The shift in the power structure is so profound that many still can’t process what is happening. Confusion reigns. Many disparate events are underway, and the linkages between them are difficult to comprehend. Much of what is happening is so “inside the beltway” and subtle or so technical that even insiders can’t connect the dots between them, let alone outsiders…. It matters that Mike Turner, the fired Chair of the Committee that oversees the CIA and other intel agencies that order these secret operations, has long opposed any transparency on the UAP subject, blocked all amendments on it, and continuously pushed for the amping up of the war in Ukraine. Not only is he backed by Lockheed, Raytheon, and Boeing, but he also has the ground zero of this issue - Wright-Patterson Airbase - in his district. The bottom line here is that the Tier One front-line operators, who are sworn to secrecy, are no longer ok with secrets of such importance being withheld from various Presidents, Congress, and the public. They are no longer ok with forever wars without a clearly defined goal or exit. All this implies that Trump has what Rome had, too – an independent loyal guard who served to protect Rome. A Praetorian Guard. No doubt, there’s going to be a battle between those who think they are protecting America and the Constitution by protecting these secrets and those who think they are protecting America and the Constitution by revealing them. Who is more tightly wrapped in the US flag? This battle may remain entirely invisible to the public.

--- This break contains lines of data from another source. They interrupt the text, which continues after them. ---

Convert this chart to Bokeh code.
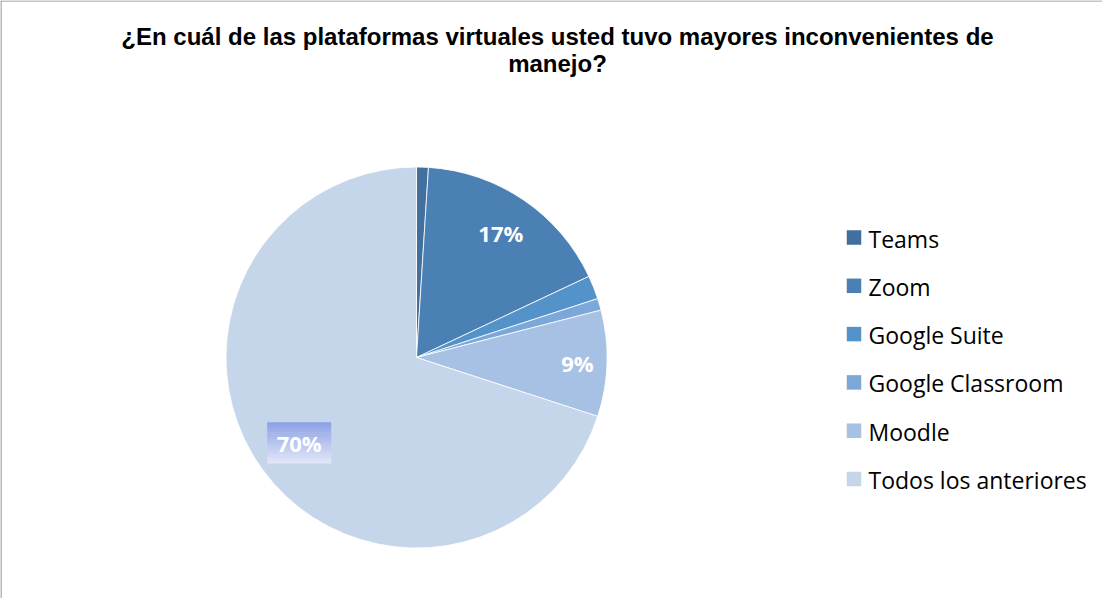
import math
from bokeh.plotting import figure
from bokeh.models import Range1d, ColumnDataSource
from bokeh.core.properties import value
from bokeh.embed import file_html
from bokeh.resources import INLINE

# ---- data ----
categories = ["Teams", "Zoom", "Google Suite", "Google Classroom", "Moodle", "Todos los anteriores"]
values = [1, 17, 2, 1, 9, 70]
colors = ["#41709E", "#4A80B4", "#5393CA", "#7BA8D8", "#A6C1E3", "#C5D5EA"]
title_lines = ["¿En cuál de las plataformas virtuales usted tuvo mayores inconvenientes de", "manejo?"]

# ---- layout (pixels) ----
W, H = 1102, 598
def sx(X):  # page pixel -> data x
    return X - 8
def sy(Y):  # page pixel -> data y
    return 606 - Y

cx, cy, R = sx(424), sy(365), 190.5
label_radius = {"Zoom": 150, "Moodle": 161, "Todos los anteriores": 145}

p = figure(width=W, height=H, output_backend="svg", toolbar_location=None,
           x_range=Range1d(0, W), y_range=Range1d(0, H), min_border=0,
           background_fill_color="white", border_fill_color="white")
p.axis.visible = False
p.grid.visible = False
p.outline_line_color = None

# border (left/top visible in reference)
p.segment(x0=[0.5, 0], y0=[0, H - 0.5], x1=[0.5, W], y1=[H, H - 0.5],
          line_color="#8C8C8C", line_width=1.2)

# wedges
total = float(sum(values))
starts, ends, mids = [], [], []
cum = 0.0
for v in values:
    a0 = math.pi / 2 - 2 * math.pi * cum / total
    cum += v
    a1 = math.pi / 2 - 2 * math.pi * cum / total
    starts.append(a0)
    ends.append(a1)
    mids.append((a0 + a1) / 2)

src = ColumnDataSource(dict(start=starts, end=ends, color=colors, cat=categories))
p.wedge(x=cx, y=cy, radius=R, start_angle="start", end_angle="end", direction="clock",
        fill_color="color", line_color="white", line_width=0.8, source=src)

# labels
for cat, v, m in zip(categories, values, mids):
    if cat not in label_radius:
        continue
    r = label_radius[cat]
    lx = cx + r * math.cos(m)
    ly = cy + r * math.sin(m)
    txt = f"{round(100 * v / total)}%"
    if cat == "Todos los anteriores":
        # gradient box behind label
        bw, bh = 64, 41
        n = 24
        top = (0x8D, 0xA1, 0xE6)
        bot = (0xE2, 0xE6, 0xF7)
        for i in range(n):
            t = i / (n - 1)
            c = tuple(int(top[k] + (bot[k] - top[k]) * t) for k in range(3))
            y_top = ly + bh / 2 - i * bh / n
            p.quad(left=lx - bw / 2, right=lx + bw / 2, top=y_top, bottom=y_top - bh / n - 0.3,
                   fill_color="#%02x%02x%02x" % c, line_color=None)
    p.text(x=[lx], y=[ly], text=[txt], text_font=value("Open Sans"), text_font_style="bold",
           text_font_size="22px", text_color="white", text_align="center", text_baseline="middle")

# title
p.text(x=[sx(565), sx(565)], y=[sy(44), sy(71)], text=title_lines,
       text_font=value("Liberation Sans"), text_font_style="bold", text_font_size="24px",
       text_color="black", text_align="center", text_baseline="middle")

# legend
for i, (cat, col) in enumerate(zip(categories, colors)):
    yy = sy(245 + i * 48.3)
    p.rect(x=[sx(861.5)], y=[yy], width=14.5, height=14.5, fill_color=col, line_color=None)
    p.text(x=[sx(876)], y=[yy - 1], text=[cat], text_font=value("Open Sans"),
           text_font_size="23px", text_color="black", text_align="left", text_baseline="middle")

open("out.html", "w").write(file_html(p, INLINE))
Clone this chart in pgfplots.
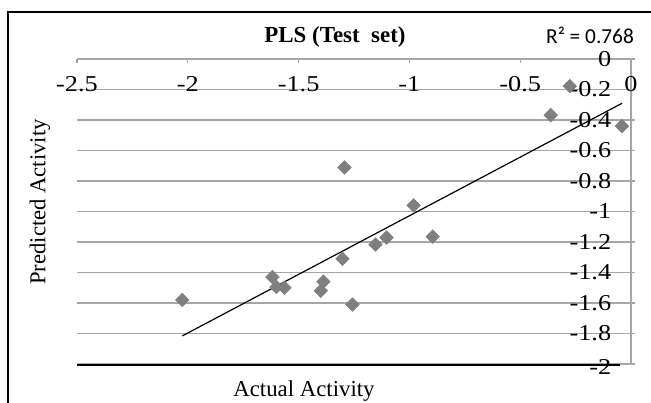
\documentclass[border=0pt]{standalone}
\usepackage{pgfplots}
\pgfplotsset{compat=1.18}
\usepackage{fontspec}
\setmainfont{Liberation Serif}
\newfontfamily\calibri{Carlito}
\definecolor{gridgray}{HTML}{A6A6A6}
\definecolor{markgray}{HTML}{7F7F7F}
\begin{document}
\begin{tikzpicture}[x=0.75pt,y=0.75pt]
\path[use as bounding box] (0,0) rectangle (651,403);
\draw[black, line width=0.9pt] (8,-10) -- (8,391) -- (670,391);
\begin{axis}[
  at={(57.75pt,29.25pt)}, anchor=south west,
  scale only axis, width=415.5pt, height=228.75pt,
  xmin=-2.5, xmax=0, ymin=-2, ymax=0,
  axis x line=middle, axis y line=middle,
  axis line style={-, gridgray, line width=0.8pt},
  hide obscured x ticks=false, hide obscured y ticks=false,
  xtick={-2.5,-2,-1.5,-1,-0.5,0},
  xticklabels={-2.5,-2,-1.5,-1,-0.5,0},
  ytick={-1.8,-1.6,-1.4,-1.2,-1,-0.8,-0.6,-0.4,-0.2,0},
  yticklabels={-1.8,-1.6,-1.4,-1.2,-1,-0.8,-0.6,-0.4,-0.2,0},
  extra y ticks={-2}, extra y tick labels={-2},
  extra y tick style={yticklabel style={yshift=-2pt}},
  ymajorgrids, grid style={gridgray, line width=0.8pt},
  major tick length=3pt,
  tick style={gridgray, line width=0.8pt},
  x tick style={yshift=-1.5pt},
  y tick style={xshift=1.5pt},
  xticklabel style={font=\fontsize{17}{19}\selectfont, xscale=1.16, anchor=north, yshift=-8pt},
  yticklabel style={font=\fontsize{17}{19}\selectfont, xscale=1.16, anchor=east, xshift=-8pt},
  clip=false,
]
\addplot[only marks, mark=square*, mark size=3.6pt, mark options={rotate=45, fill=markgray, draw=markgray}] coordinates {
(-0.276,-0.178)
(-0.362,-0.368)
(-0.041,-0.44)
(-0.981,-0.96)
(-0.895,-1.165)
(-1.293,-0.711)
(-1.103,-1.171)
(-1.153,-1.217)
(-1.302,-1.31)
(-1.618,-1.43)
(-1.600,-1.495)
(-1.564,-1.50)
(-1.388,-1.46)
(-1.400,-1.52)
(-1.257,-1.61)
(-2.025,-1.58)
};
\addplot[black, line width=0.9pt, no marks] coordinates {(-2.025,-1.816) (-0.04,-0.29)};
\coordinate (bl) at (axis cs:-2.5,-2);
\coordinate (br) at (axis cs:-0.05,-2);
\end{axis}
\draw[black, line width=2pt] ([yshift=-0.8pt]bl) -- ([yshift=-0.8pt]br);
\node[font=\fontsize{17.2}{19}\selectfont\bfseries] at (335,366) {PLS (Test\ \ set)};
\node[font=\fontsize{16}{18}\selectfont\calibri] at (590,368) {R² = 0.768};
\node[font=\fontsize{17}{19}\selectfont, rotate=90] at (40,201) {Predicted Activity};
\node[font=\fontsize{17.1}{19}\selectfont] at (304,12) {Actual Activity};
\end{tikzpicture}
\end{document}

Wow, Dr. Pippa. That gave me something to think about. (You mean to say, they’re NOT alien ships? I’m still betting on the faked alien invasion to usher in the neo-Bolshevik revolution. Though we are good for the next four years.)
Faculty Lounge
Smarty Pants on the post-globalist West. (Hint, Smarty Pants is pulling from Gary Gerstle’s “The Rise and Fall of the Neoliberal Order”. Almost verbatim. He/Him is doing his best Harvard professor imitation.)
“We are back to trying to force a reorder of the post-World War II Western international order, an order many have said has been corrupted, run by war planners in Washington and Brussels, with the homeland playing second fiddle to the more glamorous subjects of the tropics and frontier markets. For a new political order to take shape, it needs to have the ability to shape the core ideas of political life. Trump is trying to do that early on in going after the humanities-oversupply in government (aka DEI programs) and putting energy transition in check, despite many red states being big on solar and even wind. But for Trump to get people to coalesce around this idea of a post-globalist West, an idea many in Europe are fully on board, he needs supporters across the political spectrum. The New Deal order of FDR sold people on the proposition that a strong, centralized government could avoid Great Depressions and keep people employed. The neo-liberal order persuaded a large majority – from the urban educated classes to small town Americana who were sold regime change wars under the guise of patriotism and ‘support the troops’ – that free trade spread prosperity and ended wars and rumors of wars. Neither of these propositions today could be sold to a majority. They have lost the authority they once had. Political disruption is the order of the day now. If the U.S. is innately the great disruptor, as many of the tech bros who have somehow discovered MAGA, then Trump is in the right place; a true outlier in the Malcolm Gladwell sense. He has put in his 10,000 hours. He is ready for the big time. Four years to steer course towards a post-globalist West won’t be easy. What that looks like and how it comes about is the most important question the U.S. faces.”